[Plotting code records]
"""
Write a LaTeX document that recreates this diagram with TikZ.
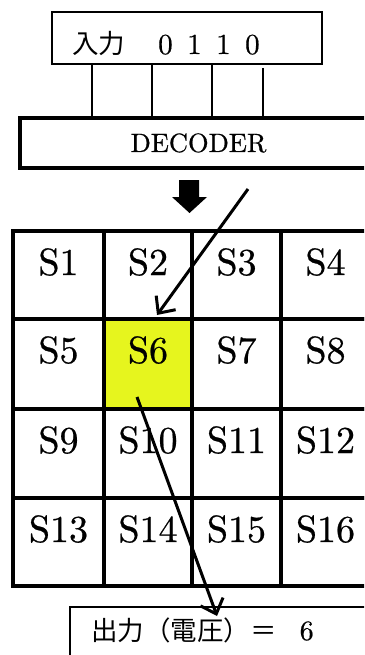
\documentclass[tikz,border=0pt]{standalone}
\usepackage{fontspec}
\setmainfont{lmroman10-regular}[Extension=.otf, BoldFont=lmroman10-bold]
\newfontfamily\heavy{lmroman10-regular}[Extension=.otf, FakeBold=0.6]
\newfontfamily\cjk{Noto Sans CJK JP}
\usetikzlibrary{arrows.meta}
\definecolor{selyellow}{RGB}{230,245,30}
\tikzset{
  thinbox/.style={draw=black, line width=1.8pt, rectangle, inner sep=0pt},
  decbox/.style={draw=black, line width=3.2pt, rectangle, inner sep=0pt, minimum width=350pt, minimum height=50pt},
  cellbox/.style={draw=black, line width=3.3pt, rectangle, inner sep=0pt},
  celltext/.style={anchor=base, inner sep=0pt, font=\heavy\fontsize{38}{40}\selectfont},
  wire/.style={line width=2.5pt},
  ptr/.style={line width=3pt, -{Straight Barb[length=13pt,width=24pt,line width=3pt]}},
}
\begin{document}
\begin{tikzpicture}[x=1pt,y=-1pt]
\clip (0,0) rectangle (364,655);
\fill[white] (0,0) rectangle (364,655);
% input box
\node[thinbox, minimum width=270pt, minimum height=52pt] (inbox) at (187,38) {};
\node[anchor=base west, inner sep=0pt, font=\fontsize{26.5}{28}\selectfont] (intext) at (72,54)
  {{\cjk 入力}\hspace{33pt}{\heavy\fontsize{29}{30}\selectfont 0\hspace{14.5pt}1\hspace{14.5pt}1\hspace{14.5pt}0}};
% decoder
\node[decbox] (dec) at (195,143) {};
\node[anchor=base, inner sep=0pt, font=\heavy\fontsize{26.5}{28}\selectfont] (dectext) at (198.5,152) {DECODER};
% wires
\foreach \x/\ys in {92/64,152/64,212/64,263/68} {
  \coordinate (w\x) at (\x,\ys);
  \draw[wire] (w\x) -- (w\x |- dec.north);
}
% block arrow
\fill[black] (179,180) -- (199,180) -- (199,197) -- (207,197) -- (189.5,213) -- (172,197) -- (179,197) -- cycle;
% grid
\foreach \r/\ya/\yb in {0/231/319,1/319/409,2/409/498,3/498/586} {
  \foreach \c/\xa/\xb in {0/13/104,1/104/192,2/192/281,3/281/370} {
    \pgfmathtruncatemacro\n{4*\r+\c+1}
    \pgfmathsetmacro\w{\xb-\xa}
    \pgfmathsetmacro\h{\yb-\ya}
    \ifnum\n=6
      \node[cellbox, fill=selyellow, minimum width=\w pt, minimum height=\h pt] (c\n) at ({(\xa+\xb)/2},{(\ya+\yb)/2}) {};
    \else
      \node[cellbox, minimum width=\w pt, minimum height=\h pt] (c\n) at ({(\xa+\xb)/2},{(\ya+\yb)/2}) {};
    \fi
    \node[celltext] (t\n) at ({(\xa+\xb)/2},{\ya+44}) {S\n};
  }
}
% output box
\node[thinbox, minimum width=300pt, minimum height=60pt] (outbox) at (220,637) {};
\node[anchor=base west, inner sep=0pt, font=\fontsize{26.5}{28}\selectfont] (outtext) at (91,640)
  {{\cjk 出力（電圧）＝}\hspace{23pt}{\heavy\fontsize{28}{30}\selectfont 6}};
% pointer arrows
\coordinate (p1s) at (248,189);
\coordinate (p1e) at (157,315);
\coordinate (p2s) at (137,397);
\coordinate (p2e) at (217,616);
\draw[ptr] (p1s) -- (p1e);
\draw[ptr] (p2s) -- (p2e);
\end{tikzpicture}
\end{document}
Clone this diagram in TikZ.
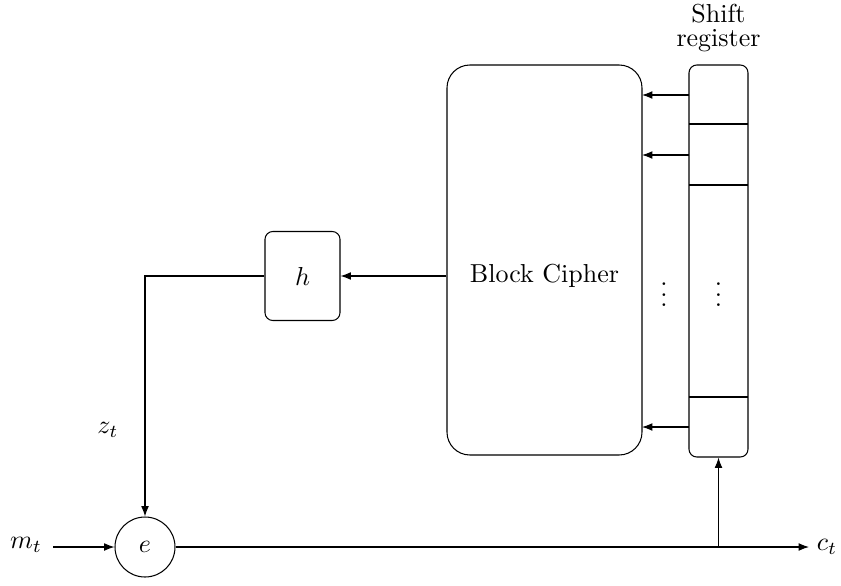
\documentclass[tikz,border=0pt]{standalone}
\usetikzlibrary{arrows.meta}
\begin{document}
\begin{tikzpicture}[x=0.385pt,y=-0.385pt,
  arr/.style={-{Latex[length=4pt,width=3pt]}},
  blk/.style={draw,rounded corners=8.8pt,inner sep=0pt}]
\useasboundingbox (0,0) rectangle (841,585);
% block cipher
\node[blk,minimum width=195*0.385pt,minimum height=390*0.385pt] (bc) at (544.5,260) {};
\node (bcl) at (544.5,276) {Block Cipher};
% shift register
\node[draw,rounded corners=3pt,minimum width=59*0.385pt,minimum height=392*0.385pt,inner sep=0pt] (sr) at (718.5,261) {};
\node[align=center,inner sep=0pt] (srl) at (718.5,28) {Shift\\[-2.5pt]register};
\coordinate (d1a) at (689,124); \coordinate (d1b) at (748,124);
\coordinate (d2a) at (689,185); \coordinate (d2b) at (748,185);
\coordinate (d3a) at (689,397); \coordinate (d3b) at (748,397);
\draw (d1a) -- (d1b) (d2a) -- (d2b) (d3a) -- (d3b);
\coordinate (s1) at (689,95); \coordinate (t1) at (642,95);
\coordinate (s2) at (689,155); \coordinate (t2) at (642,155);
\coordinate (s3) at (689,427); \coordinate (t3) at (642,427);
\draw[arr] (s1) -- (t1);
\draw[arr] (s2) -- (t2);
\draw[arr] (s3) -- (t3);
\node[inner sep=0pt] (dots1) at (664,287) {$\vdots$};
\node[inner sep=0pt] (dots2) at (718.5,287) {$\vdots$};
% h
\node[draw,rounded corners=3pt,minimum width=75*0.385pt,minimum height=89*0.385pt,inner sep=0pt] (h) at (302.5,276) {$h$};
\draw[arr] (bc.west |- h.east) -- (h.east);
% e
\node[draw,circle,minimum size=60*0.385pt,inner sep=0pt] (e) at (145,547) {$e$};
\draw[arr] (h.west) -| (e.north);
\node (zt) at (108,430) {$z_t$};
\node (mt) at (26,545) {$m_t$};
\coordinate (min) at (53,547);
\draw[arr] (min) -- (e.west);
\coordinate (cend) at (809,547);
\node (ct) at (827,547) {$c_t$};
\draw[arr] (e.east) -- (cend);
\coordinate (br) at (718.5,547);
\draw[arr] (br) -- (sr.south);
\end{tikzpicture}
\end{document}
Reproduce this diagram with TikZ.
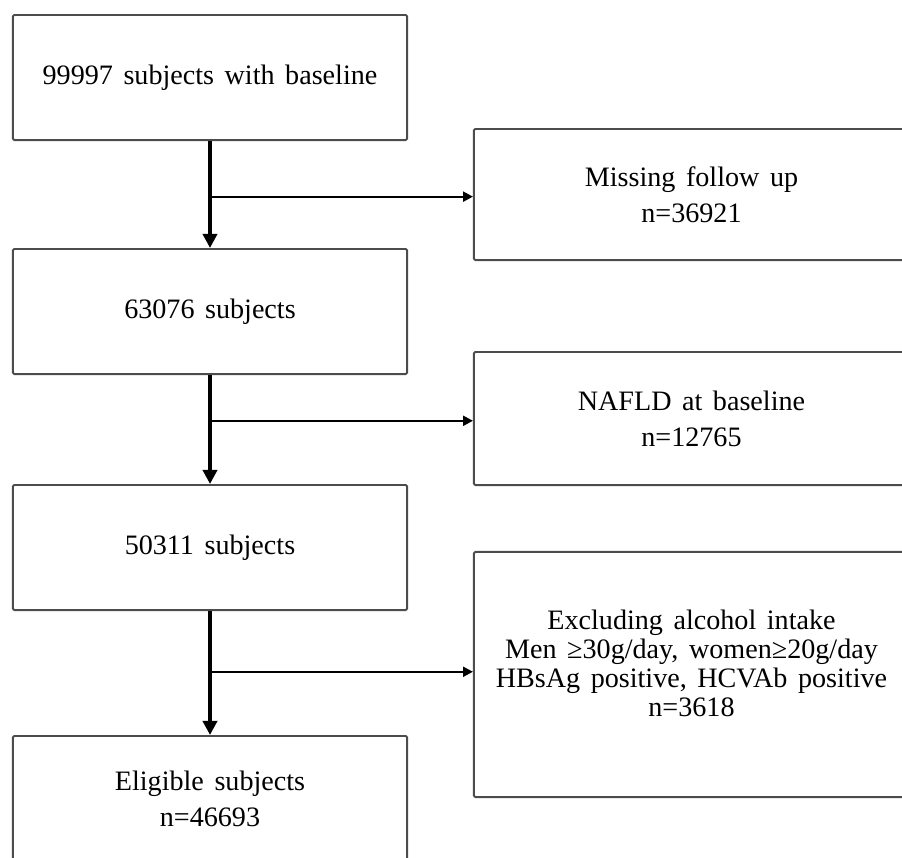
\documentclass[tikz,border=0pt]{standalone}
\usepackage{fontspec}
\setmainfont{Liberation Serif}[WordSpace=1.5]
\usetikzlibrary{arrows.meta,calc,positioning}

\begin{document}
\begin{tikzpicture}[x=0.025cm,y=-0.025cm,>={Triangle[length=10pt,width=10pt]},
    main box/.style={draw=black!70,line width=1.4pt,rounded corners=1pt,minimum width=9.85cm,minimum height=3.125cm,align=center,font=\fontsize{20}{25.6}\selectfont},
    side box/.style={main box,minimum width=10.875cm},
    flow/.style={->,line width=2.8pt},
    branch/.style={->,line width=1.6pt,>={Triangle[length=7pt,width=7pt]}}]

                \useasboundingbox (0,0) rectangle (902,857);
                \clip (0,0) rectangle (902,857);

                % main column
                \node[main box] (base) at (210,77.5) {99997 subjects with baseline};
                \node[main box] (s63) at (210,311.5) {63076 subjects};
                \node[main box] (s50) at (210,547.5) {50311 subjects};
                \node[main box] (elig) at (210,798.5) {Eligible subjects\\n=46693};

                % excluded
                \node[side box,minimum height=3.275cm] (miss) at (691.5,194.5) {Missing follow up\\n=36921};
                \node[side box,minimum height=3.325cm] (nafld) at (691.5,418.5) {NAFLD at baseline\\n=12765};
                \node[side box,minimum height=6.125cm,text depth=0.55cm,font=\fontsize{20}{20.6}\selectfont] (alc) at (691.5,674.5)
                    {Excluding alcohol intake\\Men ≥30g/day, women≥20g/day\\HBsAg positive, HCVAb positive\\n=3618};

                \foreach \from/\to/\side/\pos in {base/s63/miss/0.52, s63/s50/nafld/0.42, s50/elig/alc/0.49}{
                    \draw[flow] (\from.south) -- (\to.north);
                    \coordinate (j\side) at ($(\from.south)!\pos!(\to.north)$);
                    \draw[branch] (j\side) -- (j\side -| \side.west);
                }

            \end{tikzpicture}
\end{document}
"""
- What is required -
Show every line above in which the word "with" occurs.

- Finished answer -
Write a LaTeX document that recreates this diagram with TikZ.
Reproduce this diagram with TikZ.
                \node[main box] (base) at (210,77.5) {99997 subjects with baseline};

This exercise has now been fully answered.